The conventional wisdom in AI development used to be simple: bigger models meant better performance. It's still not wrong, but it's also being challenged as the latest generation of AI language models achieves similar results with far fewer parameters.
According to new research from EpochAI, GPT-4o operates with approximately 200 billion parameters, while Claude 3.5 Sonnet uses around 400 billion parameters. These numbers stand in stark contrast to the original GPT-4, which reportedly contained 1.8 trillion parameters.
Size estimates based on performance metrics
Since some AI companies no longer publicly disclose their closed model sizes, EpochAI based these estimates on text generation speed and usage costs. GPT-4o, for example, generates between 100 and 150 tokens per second and costs $10 per million tokens—making it significantly faster and more cost-effective than the original GPT-4.
EpochAI identified four main reasons for this trend toward smaller models. First, unexpected high demand for AI services forced providers to create more efficient systems. Second, a process called "distillation" allows larger models to train smaller ones while maintaining similar performance levels.
Third, the adoption of Chinchilla scaling laws led companies to train models with fewer parameters on larger datasets. Test-time compute scaling also contributes to more efficient model designs. Fourth, improved "in-context reasoning" methods using synthetic data now enable smaller models to handle complex tasks effectively.
Altman predicted the end of size race
OpenAI CEO Sam Altman anticipated this shift shortly after GPT-4's release in April 2023. He compared the race for more parameters to the historical pursuit of higher processor clock speeds—a development that proved to be a dead end. Notably, GPT-4 was OpenAI's first model for which the company didn't disclose the parameter count.

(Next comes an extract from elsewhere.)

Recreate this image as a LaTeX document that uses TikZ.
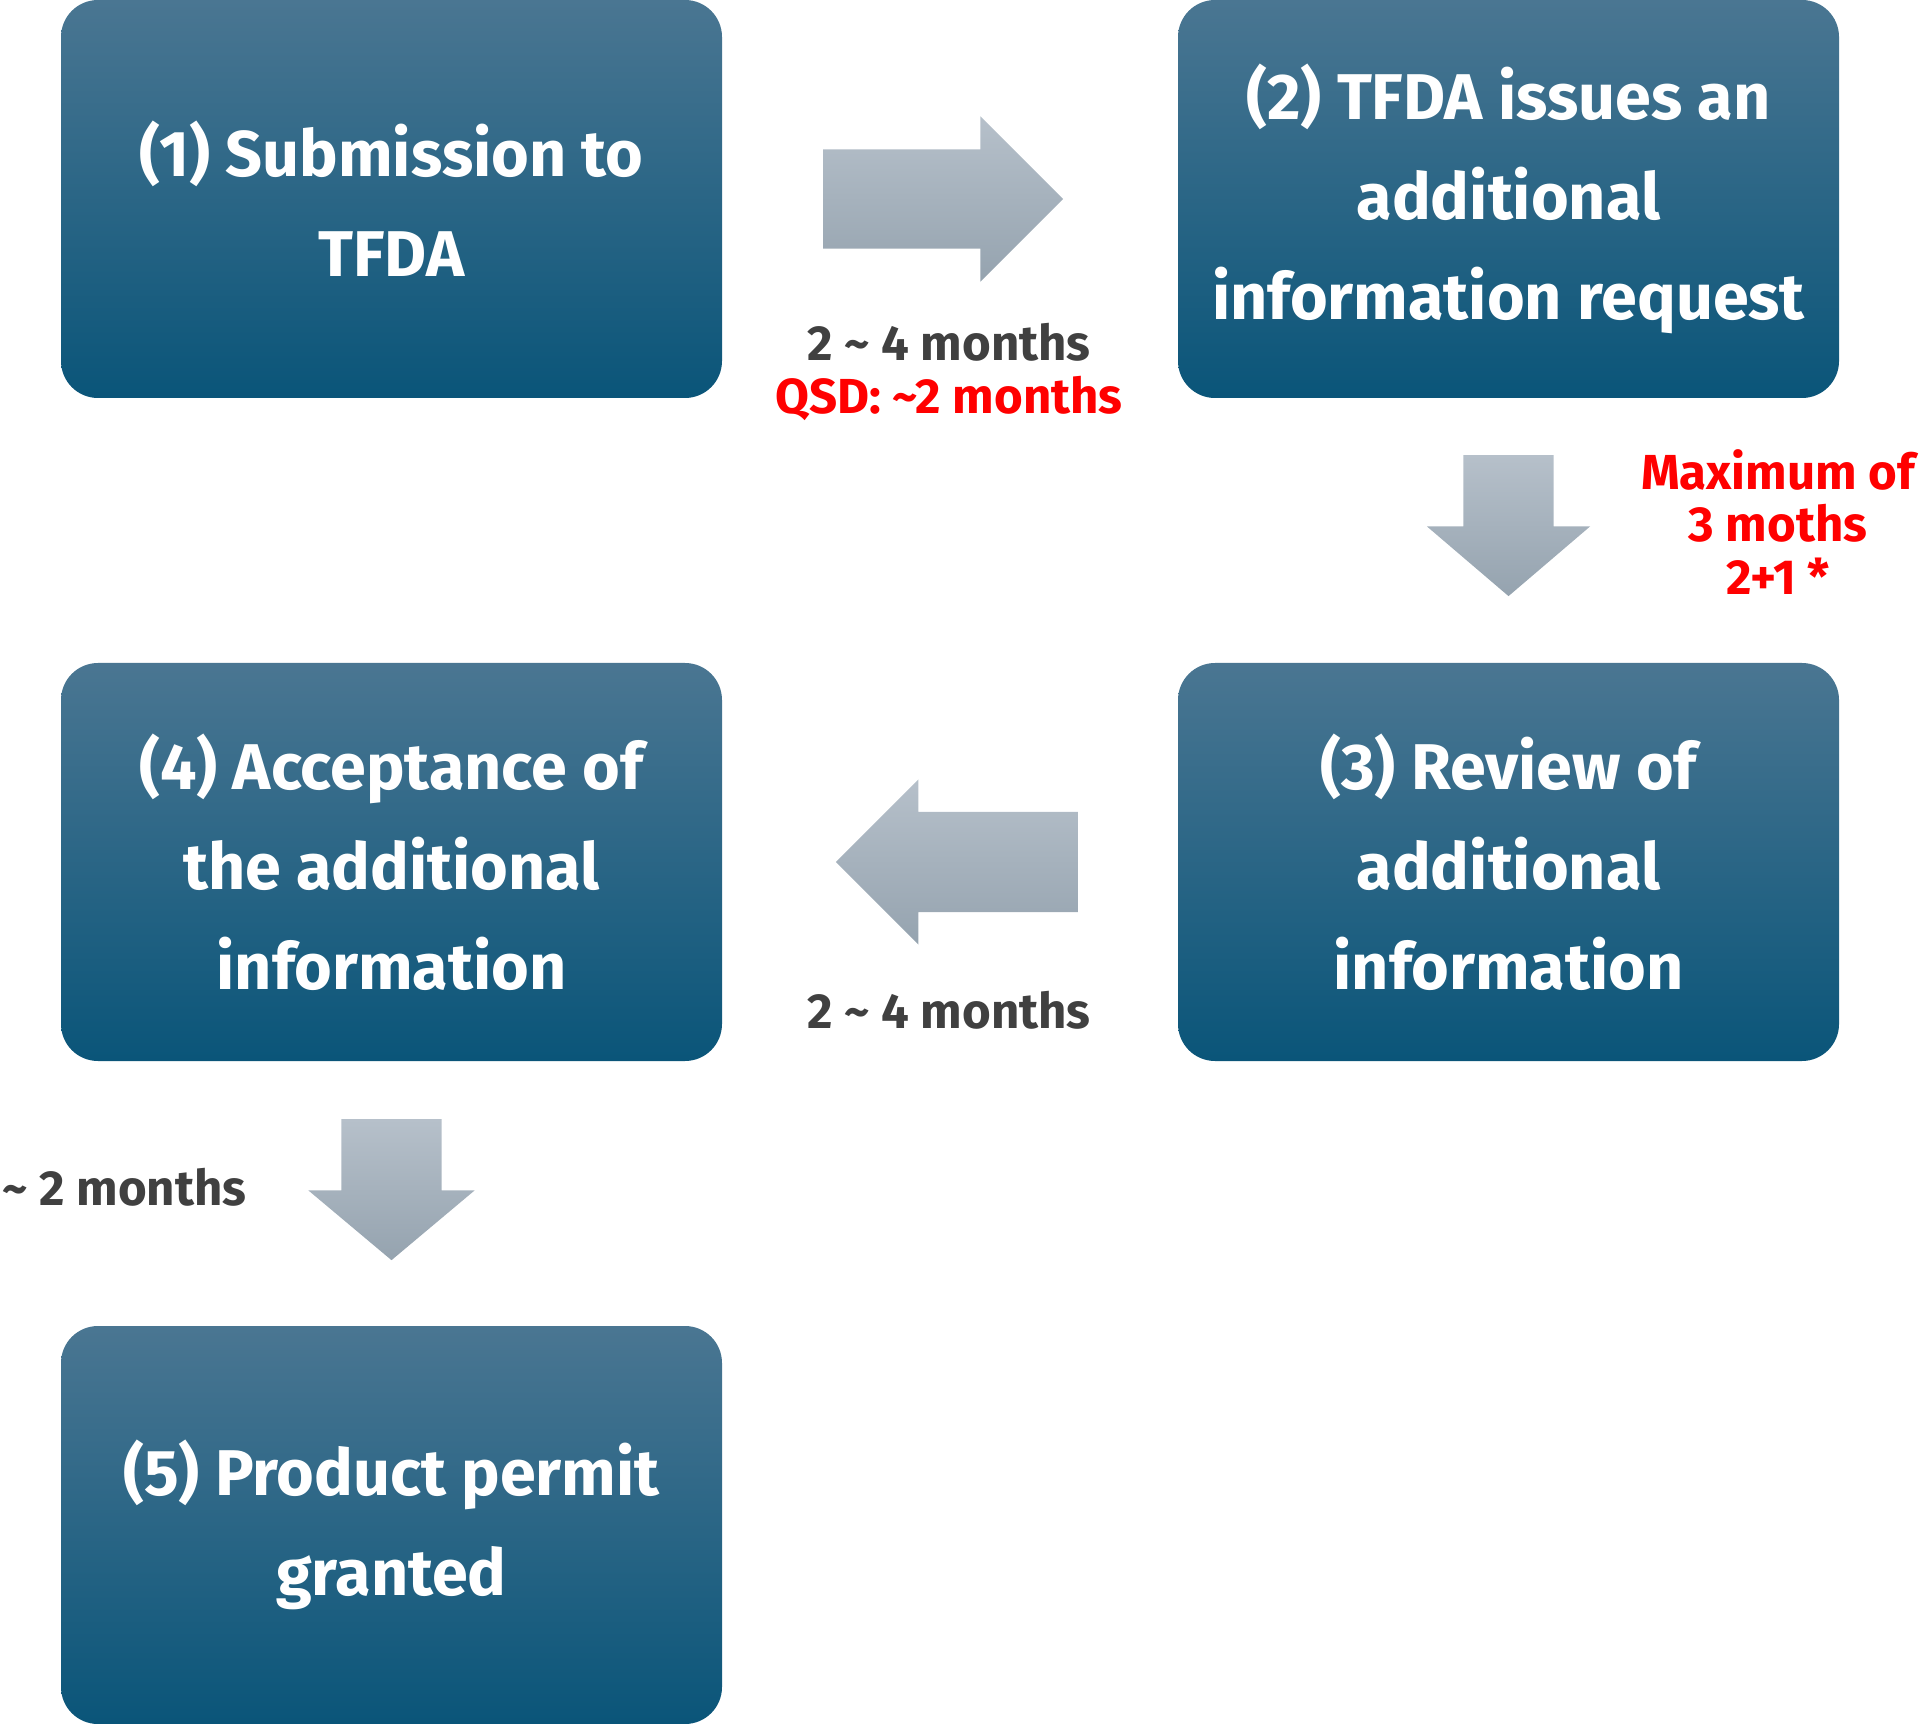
\documentclass[tikz,border=0pt]{standalone}
\usepackage{fontspec}
\setmainfont{Fira Sans}
\usetikzlibrary{shapes.arrows,positioning,calc}
\definecolor{boxtop}{HTML}{4A7692}
\definecolor{boxmid}{HTML}{106085}
\definecolor{boxbot}{HTML}{0A5579}
\definecolor{arrtop}{HTML}{B6C0CA}
\definecolor{arrbot}{HTML}{95A3AF}
\definecolor{ink}{HTML}{404040}
\definecolor{alert}{HTML}{FF0000}
\tikzset{
  stepbox/.style={rounded corners=3.7mm,top color=boxtop,middle color=boxmid,bottom color=boxbot,minimum width=66.1mm,minimum height=39.8mm,align=center,text=white,inner sep=0pt,font=\fontsize{18.4}{28.45}\selectfont\bfseries},
  blockarrow/.style={single arrow,inner xsep=0pt,outer sep=0pt,draw=none,anchor=tail,top color=arrtop,bottom color=arrbot},
  rightarr/.style={blockarrow},
  leftarr/.style={blockarrow,rotate=180},
  downarr/.style={blockarrow,rotate=-90},
  timenote/.style={font=\fontsize{14}{16}\selectfont\bfseries,text=ink,inner sep=0pt,align=center},
  rednote/.style={timenote,text=alert,font=\fontsize{14}{15}\selectfont\bfseries},
}
\begin{document}
\begin{tikzpicture}
\useasboundingbox (0,0) rectangle (19.2,-17.24);
\node[stepbox] (submit) at (3.915,-1.99) {(1) Submission to\\TFDA};
\node[stepbox] (request) at (15.085,-1.99) {(2) TFDA issues an\\additional\\information request};
\node[stepbox] (review) at (15.085,-8.62) {(3) Review of\\additional\\information};
\node[stepbox] (accept) at (3.915,-8.62) {(4) Acceptance of\\the additional\\information};
\node[stepbox] (permit) at (3.915,-15.25) {(5) Product permit\\granted};
\node[rightarr,minimum height=24mm,inner ysep=4.9mm,single arrow head extend=3.3mm,single arrow tip angle=90] (submit-request) at ($(submit.east)!0.221!(request.west)$) {};
\node[downarr,minimum height=14.1mm,inner ysep=4.45mm,single arrow head extend=3.65mm,single arrow tip angle=99] (request-review) at ($(request.south)!0.214!(review.north)$) {};
\node[leftarr,minimum height=24.2mm,inner ysep=4.95mm,single arrow head extend=3.25mm,single arrow tip angle=90] (review-accept) at ($(review.west)!0.219!(accept.east)$) {};
\node[downarr,minimum height=14.1mm,inner ysep=4.95mm,single arrow head extend=3.3mm,single arrow tip angle=100] (accept-permit) at ($(accept.south)!0.218!(permit.north)$) {};
\node[timenote] (time12) at (9.49,-3.42) {2 \textasciitilde{} 4 months};
\node[rednote] (qsd12) at (9.49,-3.98) {QSD: \textasciitilde2 months};
\node[rednote] (time23) at (17.78,-5.22) {Maximum of\\3 moths\\2+1 *};
\node[timenote] (time34) at (9.49,-10.10) {2 \textasciitilde{} 4 months};
\node[timenote,anchor=east] (time45) at (2.47,-11.87) {\textasciitilde{} 2 months};
\end{tikzpicture}
\end{document}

Looking ahead, EpochAI expects the next generation of language models, including GPT-5 and Claude 4, to match or slightly exceed the original GPT-4's size. Models with 1 to 10 trillion parameters might perform better and be more cost-effective than larger 100-trillion-parameter models, even if technically feasible, thanks to test-time compute scaling. The analysts predict slower growth over the next three years, with model sizes increasing by less than a factor of 10—a slower rate than the jump from GPT-3 to GPT-4.
Former OpenAI chief scientist Ilya Sutskever recently pointed to limited training data as a key constraint on AI development. Altman previously said in June that while there is enough data for the next generation of AI, future advances will require both higher-quality data and more efficient learning methods.